Hearing those words “statistically significant” in a market research context always confuses me. My usual response is, “What exactly do you mean by that?”
I either get a blank stare or a variety of responses, but most people are intending to say “You know, ‘statistically significant,’ the magic label that makes my results better.”
Why The Confusion Over Statistical Significance?
This term gets thrown around out of context quite often, and it also gets applied to to things that cannot themselves be statistically significant (like a survey). Here are the most common sources of confusion:
- A survey can’t be “statistically significant,” nor can a certain number of responses. Only a test statistic (e.g., a calculated statistical quantity) can be statistically significant.
- To a statistician, “statistically significant” has a very particular meaning related to hypothesis testing requiring a specific set of assumptions, which are rarely if ever true in a market research setting.
- Researchers’ main focus should be finding out about the statistical significance of the survey results in the context of their objectives.

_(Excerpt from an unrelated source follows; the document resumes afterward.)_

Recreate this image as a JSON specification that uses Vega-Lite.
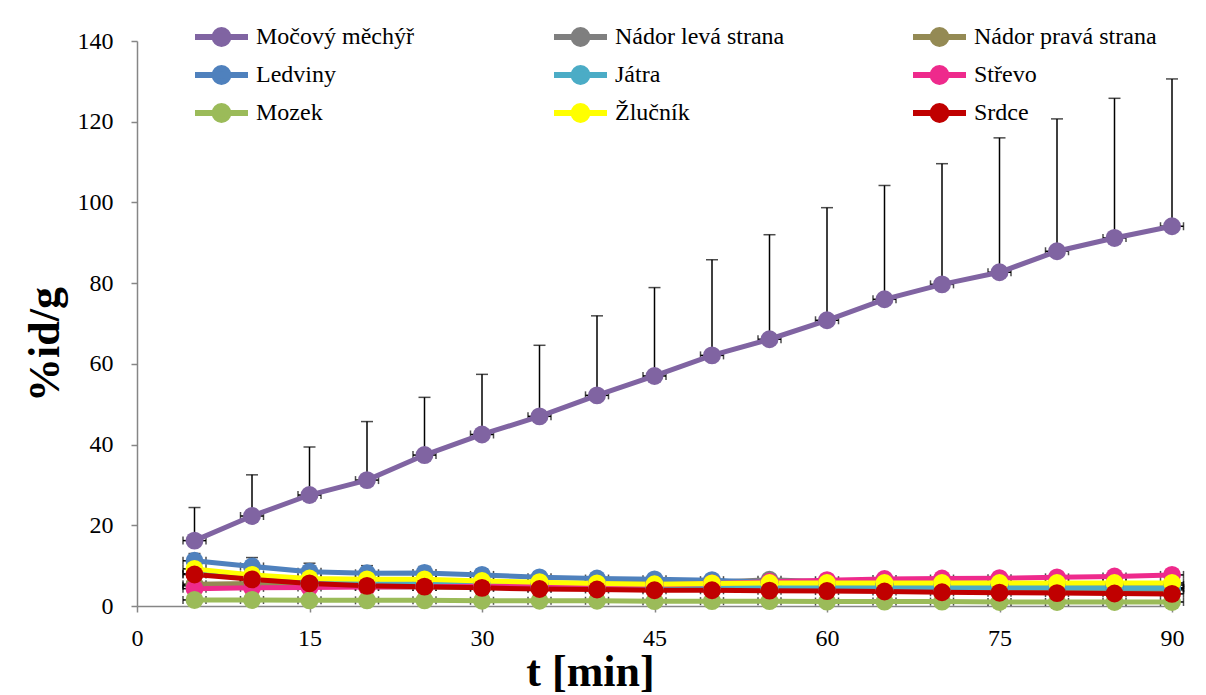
{
"$schema": "https://vega.github.io/schema/vega-lite/v6.json",
"width": 1035, "height": 565,
"autosize": {"type": "none"},
"padding": {"left": 137, "top": 41, "right": 34, "bottom": 89},
"background": "white",
"config": {"view": {"stroke": null}, "font": "Liberation Serif"},
"data": {"values": [
{"s":"Močový měchýř","t":5,"v":16.2,"hi":24.4,"xe":1},{"s":"Močový měchýř","t":10,"v":22.3,"hi":32.5,"xe":1},{"s":"Močový měchýř","t":15,"v":27.5,"hi":39.4,"xe":1},{"s":"Močový měchýř","t":20,"v":31.2,"hi":45.7,"xe":1},{"s":"Močový měchýř","t":25,"v":37.4,"hi":51.7,"xe":1},{"s":"Močový měchýř","t":30,"v":42.5,"hi":57.4,"xe":1},{"s":"Močový měchýř","t":35,"v":47.0,"hi":64.6,"xe":1},{"s":"Močový měchýř","t":40,"v":52.2,"hi":71.9,"xe":1},{"s":"Močový měchýř","t":45,"v":57.0,"hi":78.9,"xe":1},{"s":"Močový měchýř","t":50,"v":62.1,"hi":85.8,"xe":1},{"s":"Močový měchýř","t":55,"v":66.1,"hi":92.0,"xe":1},{"s":"Močový měchýř","t":60,"v":70.8,"hi":98.7,"xe":1},{"s":"Močový měchýř","t":65,"v":76.0,"hi":104.2,"xe":1},{"s":"Močový měchýř","t":70,"v":79.7,"hi":109.6,"xe":1},{"s":"Močový měchýř","t":75,"v":82.7,"hi":116.0,"xe":1},{"s":"Močový měchýř","t":80,"v":87.9,"hi":120.7,"xe":1},{"s":"Močový měchýř","t":85,"v":91.2,"hi":125.8,"xe":1},{"s":"Močový měchýř","t":90,"v":94.1,"hi":130.6,"xe":1},
{"s":"Nádor levá strana","t":5,"v":5.0,"xe":1},{"s":"Nádor levá strana","t":10,"v":5.3,"xe":1},{"s":"Nádor levá strana","t":15,"v":5.3,"xe":1},{"s":"Nádor levá strana","t":20,"v":5.3,"xe":1},{"s":"Nádor levá strana","t":25,"v":5.5,"xe":1},{"s":"Nádor levá strana","t":30,"v":5.5,"xe":1},{"s":"Nádor levá strana","t":35,"v":5.6,"xe":1},{"s":"Nádor levá strana","t":40,"v":5.7,"xe":1},{"s":"Nádor levá strana","t":45,"v":5.8,"xe":1},{"s":"Nádor levá strana","t":50,"v":5.9,"xe":1},{"s":"Nádor levá strana","t":55,"v":6.5,"xe":1},{"s":"Nádor levá strana","t":60,"v":6.0,"xe":1},{"s":"Nádor levá strana","t":65,"v":5.6,"xe":1},{"s":"Nádor levá strana","t":70,"v":5.5,"xe":1},{"s":"Nádor levá strana","t":75,"v":5.4,"xe":1},{"s":"Nádor levá strana","t":80,"v":5.3,"xe":1},{"s":"Nádor levá strana","t":85,"v":5.2,"xe":1},{"s":"Nádor levá strana","t":90,"v":5.2,"xe":1},
{"s":"Nádor pravá strana","t":5,"v":5.4,"xe":1},{"s":"Nádor pravá strana","t":10,"v":5.6,"xe":1},{"s":"Nádor pravá strana","t":15,"v":5.0,"xe":1},{"s":"Nádor pravá strana","t":20,"v":4.8,"xe":1},{"s":"Nádor pravá strana","t":25,"v":4.7,"xe":1},{"s":"Nádor pravá strana","t":30,"v":4.6,"xe":1},{"s":"Nádor pravá strana","t":35,"v":4.5,"xe":1},{"s":"Nádor pravá strana","t":40,"v":4.4,"xe":1},{"s":"Nádor pravá strana","t":45,"v":4.3,"xe":1},{"s":"Nádor pravá strana","t":50,"v":4.3,"xe":1},{"s":"Nádor pravá strana","t":55,"v":4.2,"xe":1},{"s":"Nádor pravá strana","t":60,"v":4.2,"xe":1},{"s":"Nádor pravá strana","t":65,"v":4.1,"xe":1},{"s":"Nádor pravá strana","t":70,"v":4.1,"xe":1},{"s":"Nádor pravá strana","t":75,"v":4.0,"xe":1},{"s":"Nádor pravá strana","t":80,"v":4.0,"xe":1},{"s":"Nádor pravá strana","t":85,"v":4.0,"xe":1},{"s":"Nádor pravá strana","t":90,"v":4.0,"xe":1},
{"s":"Ledviny","t":5,"v":11.2,"hi":13.0,"xe":1},{"s":"Ledviny","t":10,"v":9.8,"hi":12.0,"xe":1},{"s":"Ledviny","t":15,"v":8.5,"hi":10.6,"xe":1},{"s":"Ledviny","t":20,"v":8.1,"hi":10.0,"xe":1},{"s":"Ledviny","t":25,"v":8.2,"hi":9.8,"xe":1},{"s":"Ledviny","t":30,"v":7.7,"hi":9.2,"xe":1},{"s":"Ledviny","t":35,"v":7.1,"hi":8.5,"xe":1},{"s":"Ledviny","t":40,"v":6.8,"hi":8.1,"xe":1},{"s":"Ledviny","t":45,"v":6.6,"hi":7.8,"xe":1},{"s":"Ledviny","t":50,"v":6.4,"hi":7.4,"xe":1},{"s":"Ledviny","t":55,"v":5.8,"hi":7.0,"xe":1},{"s":"Ledviny","t":60,"v":5.5,"hi":6.6,"xe":1},{"s":"Ledviny","t":65,"v":5.3,"hi":6.4,"xe":1},{"s":"Ledviny","t":70,"v":5.1,"hi":6.2,"xe":1},{"s":"Ledviny","t":75,"v":4.9,"hi":6.0,"xe":1},{"s":"Ledviny","t":80,"v":4.7,"hi":5.8,"xe":1},{"s":"Ledviny","t":85,"v":4.6,"hi":5.7,"xe":1},{"s":"Ledviny","t":90,"v":4.5,"hi":5.6,"xe":1},
{"s":"Játra","t":5,"v":8.0,"xe":1},{"s":"Játra","t":10,"v":7.0,"xe":1},{"s":"Játra","t":15,"v":6.1,"xe":1},{"s":"Játra","t":20,"v":5.6,"xe":1},{"s":"Játra","t":25,"v":5.5,"xe":1},{"s":"Játra","t":30,"v":5.2,"xe":1},{"s":"Játra","t":35,"v":5.0,"xe":1},{"s":"Játra","t":40,"v":4.8,"xe":1},{"s":"Játra","t":45,"v":4.7,"xe":1},{"s":"Játra","t":50,"v":4.6,"xe":1},{"s":"Játra","t":55,"v":4.6,"xe":1},{"s":"Játra","t":60,"v":4.5,"xe":1},{"s":"Játra","t":65,"v":4.5,"xe":1},{"s":"Játra","t":70,"v":4.5,"xe":1},{"s":"Játra","t":75,"v":4.5,"xe":1},{"s":"Játra","t":80,"v":4.5,"xe":1},{"s":"Játra","t":85,"v":4.4,"xe":1},{"s":"Játra","t":90,"v":4.4,"xe":1},
{"s":"Střevo","t":5,"v":4.3,"xe":1},{"s":"Střevo","t":10,"v":4.5,"xe":1},{"s":"Střevo","t":15,"v":4.6,"xe":1},{"s":"Střevo","t":20,"v":4.7,"xe":1},{"s":"Střevo","t":25,"v":4.8,"xe":1},{"s":"Střevo","t":30,"v":4.9,"xe":1},{"s":"Střevo","t":35,"v":5.0,"xe":1},{"s":"Střevo","t":40,"v":5.1,"xe":1},{"s":"Střevo","t":45,"v":5.2,"xe":1},{"s":"Střevo","t":50,"v":5.6,"xe":1},{"s":"Střevo","t":55,"v":6.0,"xe":1},{"s":"Střevo","t":60,"v":6.4,"xe":1},{"s":"Střevo","t":65,"v":6.7,"xe":1},{"s":"Střevo","t":70,"v":6.8,"xe":1},{"s":"Střevo","t":75,"v":6.9,"xe":1},{"s":"Střevo","t":80,"v":7.1,"xe":1},{"s":"Střevo","t":85,"v":7.3,"xe":1},{"s":"Střevo","t":90,"v":7.7,"xe":1},
{"s":"Mozek","t":5,"v":1.5,"xe":1},{"s":"Mozek","t":10,"v":1.5,"xe":1},{"s":"Mozek","t":15,"v":1.4,"xe":1},{"s":"Mozek","t":20,"v":1.4,"xe":1},{"s":"Mozek","t":25,"v":1.4,"xe":1},{"s":"Mozek","t":30,"v":1.3,"xe":1},{"s":"Mozek","t":35,"v":1.3,"xe":1},{"s":"Mozek","t":40,"v":1.3,"xe":1},{"s":"Mozek","t":45,"v":1.2,"xe":1},{"s":"Mozek","t":50,"v":1.2,"xe":1},{"s":"Mozek","t":55,"v":1.2,"xe":1},{"s":"Mozek","t":60,"v":1.1,"xe":1},{"s":"Mozek","t":65,"v":1.1,"xe":1},{"s":"Mozek","t":70,"v":1.1,"xe":1},{"s":"Mozek","t":75,"v":1.0,"xe":1},{"s":"Mozek","t":80,"v":1.0,"xe":1},{"s":"Mozek","t":85,"v":1.0,"xe":1},{"s":"Mozek","t":90,"v":1.0,"xe":1},
{"s":"Žlučník","t":5,"v":9.2,"xe":1},{"s":"Žlučník","t":10,"v":7.7,"xe":1},{"s":"Žlučník","t":15,"v":6.8,"xe":1},{"s":"Žlučník","t":20,"v":6.6,"xe":1},{"s":"Žlučník","t":25,"v":6.6,"xe":1},{"s":"Žlučník","t":30,"v":6.2,"xe":1},{"s":"Žlučník","t":35,"v":5.9,"xe":1},{"s":"Žlučník","t":40,"v":5.6,"xe":1},{"s":"Žlučník","t":45,"v":5.4,"xe":1},{"s":"Žlučník","t":50,"v":5.6,"xe":1},{"s":"Žlučník","t":55,"v":5.7,"xe":1},{"s":"Žlučník","t":60,"v":5.7,"xe":1},{"s":"Žlučník","t":65,"v":5.7,"xe":1},{"s":"Žlučník","t":70,"v":5.7,"xe":1},{"s":"Žlučník","t":75,"v":5.7,"xe":1},{"s":"Žlučník","t":80,"v":5.7,"xe":1},{"s":"Žlučník","t":85,"v":5.7,"xe":1},{"s":"Žlučník","t":90,"v":5.7,"xe":1},
{"s":"Srdce","t":5,"v":7.8,"xe":1},{"s":"Srdce","t":10,"v":6.6,"xe":1},{"s":"Srdce","t":15,"v":5.6,"xe":1},{"s":"Srdce","t":20,"v":5.0,"xe":1},{"s":"Srdce","t":25,"v":4.8,"xe":1},{"s":"Srdce","t":30,"v":4.5,"xe":1},{"s":"Srdce","t":35,"v":4.2,"xe":1},{"s":"Srdce","t":40,"v":4.1,"xe":1},{"s":"Srdce","t":45,"v":3.9,"xe":1},{"s":"Srdce","t":50,"v":3.9,"xe":1},{"s":"Srdce","t":55,"v":3.8,"xe":1},{"s":"Srdce","t":60,"v":3.7,"xe":1},{"s":"Srdce","t":65,"v":3.6,"xe":1},{"s":"Srdce","t":70,"v":3.4,"xe":1},{"s":"Srdce","t":75,"v":3.3,"xe":1},{"s":"Srdce","t":80,"v":3.2,"xe":1},{"s":"Srdce","t":85,"v":3.1,"xe":1},{"s":"Srdce","t":90,"v":3.0,"xe":1}
]},
"encoding": {
  "x": {"field": "t", "type": "quantitative", "scale": {"domain": [0, 90], "nice": false, "zero": false},
        "axis": {"values": [0, 15, 30, 45, 60, 75, 90], "grid": false, "title": "t [min]", "labelFlush": false,
                 "labelFont": "Liberation Serif", "labelFontSize": 24, "labelColor": "black", "labelPadding": 14,
                 "titleFont": "Liberation Serif", "titleFontSize": 44, "titleFontWeight": "bold", "titleColor": "black", "titlePadding": 0,
                 "titleX": 453,
                 "domainColor": "#868686", "domainWidth": 1.5, "tickColor": "#868686", "tickSize": 6, "tickWidth": 1.5}},
  "y": {"field": "v", "type": "quantitative", "scale": {"domain": [0, 140], "nice": false},
        "axis": {"values": [0, 20, 40, 60, 80, 100, 120, 140], "grid": false, "title": "%id/g", "labelFlush": false,
                 "labelFont": "Liberation Serif", "labelFontSize": 24, "labelColor": "black", "labelPadding": 18,
                 "titleFont": "Liberation Serif", "titleFontSize": 44, "titleFontWeight": "bold", "titleColor": "black",
                 "titleX": -92, "titleY": 303, "titleBaseline": "middle", "titleAngle": -90,
                 "domainColor": "#868686", "domainWidth": 1.5, "tickColor": "#868686", "tickSize": 6, "tickWidth": 1.5}}
},
"layer": [
  {"transform": [{"filter": "isValid(datum.hi)"}],
   "mark": {"type": "errorbar", "rule": {"color": "black", "strokeWidth": 1.5}, "ticks": {"color": "black", "size": 12, "thickness": 1.5}},
   "encoding": {"y": {"field": "v", "type": "quantitative"}, "y2": {"field": "hi"}}},
  {"mark": {"type": "errorbar", "rule": {"color": "black", "strokeWidth": 1.5}, "ticks": {"color": "black", "size": 8, "thickness": 1.5}},
   "encoding": {"xError": {"field": "xe"}}},
  {"mark": {"type": "line", "strokeWidth": 5},
   "encoding": {"color": {"field": "s", "type": "nominal",
      "scale": {"domain": ["Močový měchýř","Ledviny","Mozek","Nádor levá strana","Játra","Žlučník","Nádor pravá strana","Střevo","Srdce"],
                "range": ["#8064A2","#4F81BD","#9BBB59","#7F7F7F","#4BACC6","#FFFF00","#948A54","#EE2A8C","#C00000"]},
      "legend": {"orient": "none", "legendX": 55, "legendY": -19, "columns": 3, "columnPadding": 112, "rowPadding": 8,
                 "gridAlign": "all", "title": null, "clipHeight": 30,
                 "symbolType": "M-1,0L1,0M-0.26,0a0.26,0.26 0 1,0 0.52,0a0.26,0.26 0 1,0 -0.52,0",
                 "symbolSize": 2809, "symbolStrokeWidth": 6, "labelFont": "Liberation Serif", "labelFontSize": 24,
                 "labelColor": "black", "labelOffset": 5, "labelLimit": 400,
                 "encode": {"symbols": {"update": {"fill": {"scale": "color", "field": "value"}, "stroke": {"scale": "color", "field": "value"}, "strokeWidth": {"value": 6}, "opacity": {"value": 1}}}}}}}},
  {"mark": {"type": "point", "filled": true, "size": 320, "opacity": 1},
   "encoding": {"color": {"field": "s", "type": "nominal"}}}
]
}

A Closer Look at Statistical Significance
As an example, suppose someone comes to me for help with a survey to test the market’s preferences for skin care products. Often the first question they ask me is how many responses are needed to get “statistically significant” results.
That is where the confusion starts, because that question only makes sense in the context of a statistical hypothesis test. A survey may involve many hypotheses that we want to test.
A statistical hypothesis test requires both a hypothesis (e.g. women buy more skin care products than men), and a test statistic (e.g. the percent of women who buy skin care products minus the percent of men who buy skin care products).
Now we can ask if the test statistic (the difference between the two percentages) is “statistically significant.” That’s a legitimate question.
But a more meaningful question might be whether the difference is “practically significant.”
Practical Significance Defined
A calculated difference is practically significant if the actual difference it is estimating will affect a decision to be made.
If the reason for running our survey is to find out if we should we focus more marketing dollars on women than we do on men, then the difference will determine if the results are practically significant.
Statistical significance, on the other hand, depends on the sample size.
A difference of 3% (58% for women minus 55% for men) can be statistically significant if the sample size is big enough, but it may not be practically significant. Three percent hardly seems big enough to warrant focusing on one market over the other.
A difference of 30% (65% for women minus 35% for men) may be practically significant (i.e., warrant a decision to focus more dollars on the women’s market), but if the difference isn’t statistically significant (that depends on sample size) then you can’t be sure the difference you see (30%) is real.
Therefore you either need to get more data or treat the two groups as the same.
Final Considerations For Determining Statistical Significance
There are additional statistical issues with statistical significance that I haven’t addressed here, such as all the assumptions needed to perform the testing correctly.
The assumptions that data is distributed totally evenly and that we’ll get 100% response rates are rarely, if ever, met in a market research setting. Both of these impact the validity of your sample and responses, but I’ll save those for another time.
So, how “statistically significant” is your survey data, and is that even the right question to ask?